Identify the lines that contain the word "matplotlib", then copy them.
** start DATA EXTRACT **
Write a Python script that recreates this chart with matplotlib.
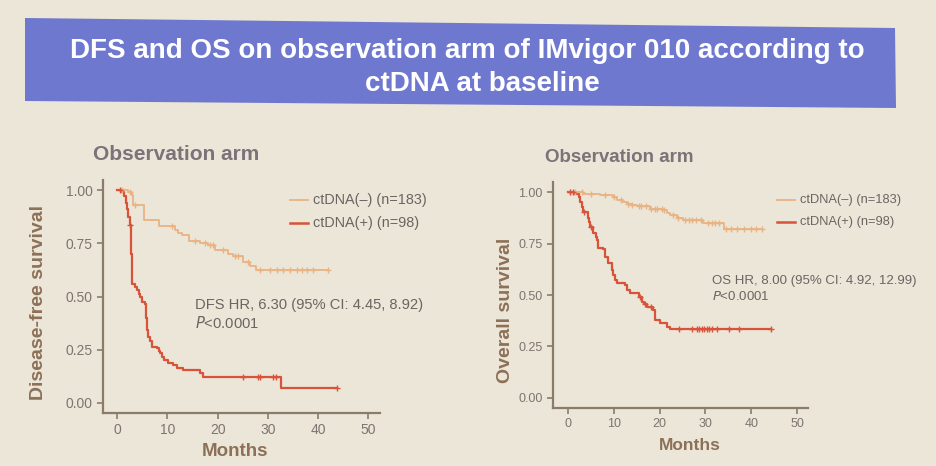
import numpy as np
import matplotlib
matplotlib.use("Agg")
import matplotlib.pyplot as plt
from matplotlib.patches import Polygon

plt.rcParams['font.family'] = ['Liberation Sans', 'DejaVu Sans']

# ---- data ----
x_ticks = [0, 10, 20, 30, 40, 50]
y_ticks = [0.00, 0.25, 0.50, 0.75, 1.00]
legend_labels = ["ctDNA(\u2013) (n=183)", "ctDNA(+) (n=98)"]

# DFS, ctDNA negative
dfs_neg_t = [0, 2.2, 2.9, 3.2, 5.4, 8.3, 11.5, 12.2, 13.0, 14.3, 16.5, 18.0, 19.5, 22.0, 23.0, 25.0, 26.5, 27.6, 42.0]
dfs_neg_s = [1.0, 0.99, 0.975, 0.93, 0.86, 0.83, 0.81, 0.80, 0.79, 0.76, 0.75, 0.742, 0.72, 0.70, 0.69, 0.66, 0.645, 0.623, 0.623]
dfs_neg_cens = [1.0, 2.5, 3.5, 11.0, 15.5, 17.5, 18.5, 19.0, 21.0, 23.5, 24.0, 26.0,
                28.5, 30.4, 31.8, 33.0, 34.4, 35.8, 36.8, 37.8, 39.0, 42.0]

# DFS, ctDNA positive
dfs_pos_t = [0, 0.9, 1.4, 1.8, 2.0, 2.2, 2.5, 2.7, 2.85, 2.95, 3.05, 3.6, 3.9, 4.3, 4.6, 4.9,
             5.6, 5.7, 5.8, 5.9, 6.0, 6.2, 6.5, 6.9, 7.9, 8.3, 8.6, 9.0, 9.3, 10.2, 11.2,
             11.9, 13.2, 16.5, 17.0, 32.7, 43.7]
dfs_pos_s = [1.0, 0.99, 0.97, 0.94, 0.91, 0.875, 0.835, 0.78, 0.70, 0.62, 0.56, 0.546, 0.53,
             0.51, 0.50, 0.475, 0.467, 0.43, 0.40, 0.37, 0.343, 0.31, 0.29, 0.264, 0.256,
             0.245, 0.233, 0.215, 0.20, 0.186, 0.178, 0.163, 0.155, 0.139, 0.12, 0.07, 0.07]
dfs_pos_cens = [0.5, 2.6, 25.1, 28.1, 28.5, 31.1, 31.7, 43.7]

# OS, ctDNA negative
os_neg_t = [0, 3.3, 7.0, 9.9, 10.6, 12.0, 12.8, 14.0, 15.0, 17.9, 20.8, 21.5, 22.3, 23.7,
            25.2, 29.5, 34.1, 42.3]
os_neg_s = [1.0, 0.99, 0.985, 0.977, 0.96, 0.952, 0.945, 0.938, 0.932, 0.92, 0.913, 0.90,
            0.888, 0.877, 0.867, 0.851, 0.819, 0.819]
os_neg_cens = [0.5, 1.5, 3.0, 5.0, 8.0, 10.0, 11.5, 13.0, 14.0, 15.5, 16.0, 17.0, 18.0, 19.0,
               19.5, 20.5, 21.0, 23.0, 24.0, 25.5, 26.5, 27.0, 28.0, 29.0, 30.5, 31.5, 32.0,
               33.0, 34.5, 35.5, 37.0, 38.5, 40.0, 41.0, 42.3]

# OS, ctDNA positive
os_pos_t = [0, 1.5, 2.3, 2.6, 3.0, 3.3, 4.4, 4.6, 4.8, 5.5, 6.0, 6.3, 6.5, 7.7, 8.1, 8.8,
            9.5, 9.9, 10.3, 10.6, 12.4, 12.8, 13.5, 15.4, 16.1, 16.6, 17.2, 18.6, 19.0,
            20.1, 21.5, 22.3, 44.3]
os_pos_s = [1.0, 0.994, 0.975, 0.953, 0.93, 0.904, 0.877, 0.855, 0.832, 0.80, 0.78, 0.767,
            0.727, 0.722, 0.686, 0.654, 0.621, 0.597, 0.575, 0.557, 0.549, 0.524, 0.511,
            0.492, 0.467, 0.455, 0.443, 0.427, 0.379, 0.363, 0.346, 0.335, 0.335]
os_pos_cens = [0.5, 1.0, 3.5, 5.0, 15.8, 16.8, 18.0, 24.2, 27.0, 28.1, 28.6, 29.2, 29.7,
               30.3, 30.8, 31.4, 32.5, 35.2, 37.3, 44.3]

# ---- styling ----
W, H = 936, 466
BG = "#ebe6d7"
NEG = "#e9b383"
POS = "#d9523a"
AXC = "#8b7b6b"
TICKC = "#7d7470"
LABC = "#8c7058"
SUBC = "#7b727a"
TXTC = "#6c6462"


def fx(px):
    return px / W


def fy(py):
    return 1 - py / H


def km(ax, t, s, cens, color, lw):
    t = np.array(t)
    s = np.array(s)
    ax.step(t, s, where="post", color=color, lw=lw, zorder=3)
    idx = np.searchsorted(t, cens, side="right") - 1
    ax.plot(cens, s[idx], ls="none", marker="+", ms=5, mew=1.0, color=color, zorder=4)


def style(ax, xlim, ylim, fs):
    ax.set_facecolor(BG)
    ax.set_xlim(*xlim)
    ax.set_ylim(*ylim)
    for side in ("top", "right"):
        ax.spines[side].set_visible(False)
    for side in ("left", "bottom"):
        ax.spines[side].set_color(AXC)
        ax.spines[side].set_linewidth(1.6)
    ax.set_xticks(x_ticks)
    ax.set_yticks(y_ticks)
    ax.set_yticklabels([f"{v:.2f}" for v in y_ticks])
    ax.tick_params(colors=AXC, labelcolor=TICKC, labelsize=fs, length=4, width=1.2, direction="out")


fig = plt.figure(figsize=(W / 100, H / 100), dpi=100, facecolor=BG)

# title banner
banner = Polygon([(fx(25), fy(18)), (fx(895), fy(28)), (fx(896), fy(108)), (fx(25), fy(101))],
                 closed=True, transform=fig.transFigure, facecolor="#6f78cf", edgecolor="none")
fig.patches.append(banner)
fig.text(fx(467), fy(58), "DFS and OS on observation arm of IMvigor 010 according to",
         color="white", fontsize=20, fontweight="bold", ha="center", va="baseline")
fig.text(fx(482), fy(91), "ctDNA at baseline",
         color="white", fontsize=20, fontweight="bold", ha="center", va="baseline")

# left panel: DFS
ax1 = fig.add_axes([fx(103), fy(413), fx(380) - fx(103), fy(180) - fy(413)])
style(ax1, (-2.8, 52.3), (-0.047, 1.047), 10)
km(ax1, dfs_neg_t, dfs_neg_s, dfs_neg_cens, NEG, 1.3)
km(ax1, dfs_pos_t, dfs_pos_s, dfs_pos_cens, POS, 1.6)

# right panel: OS
ax2 = fig.add_axes([fx(553), fy(408), fx(808) - fx(553), fy(182) - fy(408)])
style(ax2, (-3.3, 52.4), (-0.05, 1.05), 9)
km(ax2, os_neg_t, os_neg_s, os_neg_cens, NEG, 1.3)
km(ax2, os_pos_t, os_pos_s, os_pos_cens, POS, 1.6)

# panel headings and axis labels
fig.text(fx(93), fy(155), "Observation arm", color=SUBC, fontsize=15, fontweight="bold", va="center")
fig.text(fx(545), fy(157), "Observation arm", color=SUBC, fontsize=13.5, fontweight="bold", va="center")
fig.text(fx(39), fy(303), "Disease-free survival", color=LABC, fontsize=14, fontweight="bold",
         rotation=90, ha="center", va="center")
fig.text(fx(505), fy(310), "Overall survival", color=LABC, fontsize=14, fontweight="bold",
         rotation=90, ha="center", va="center")
fig.text(fx(235), fy(452), "Months", color=LABC, fontsize=13.5, fontweight="bold", ha="center", va="center")
fig.text(fx(690), fy(446), "Months", color=LABC, fontsize=12.5, fontweight="bold", ha="center", va="center")

# legends
for (x0, x1, tx, ys, fs) in [(290, 308, 313, (200, 223), 10.4), (777, 795, 800, (200, 222), 9.3)]:
    for lab, col, y in zip(legend_labels, [NEG, POS], ys):
        fig.add_artist(plt.Line2D([fx(x0), fx(x1)], [fy(y), fy(y)], color=col,
                                  lw=1.3 if col == NEG else 1.8, transform=fig.transFigure))
        fig.text(fx(tx), fy(y), lab, color=TXTC, fontsize=fs, va="center")

# HR annotations
fig.text(fx(195), fy(305), "DFS HR, 6.30 (95% CI: 4.45, 8.92)", color=TXTC, fontsize=10.6, va="center")
fig.text(fx(195), fy(323), "$\\it{P}$<0.0001", color=TXTC, fontsize=10.6, va="center")
fig.text(fx(712), fy(281), "OS HR, 8.00 (95% CI: 4.92, 12.99)", color=TXTC, fontsize=9.5, va="center")
fig.text(fx(712), fy(297), "$\\it{P}$<0.0001", color=TXTC, fontsize=9.5, va="center")

fig.savefig("out.png", dpi=100, facecolor=BG)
** end DATA EXTRACT **
■ FINISHED ANSWER
Write a Python script that recreates this chart with matplotlib.
import matplotlib
matplotlib.use("Agg")
import matplotlib.pyplot as plt
from matplotlib.patches import Polygon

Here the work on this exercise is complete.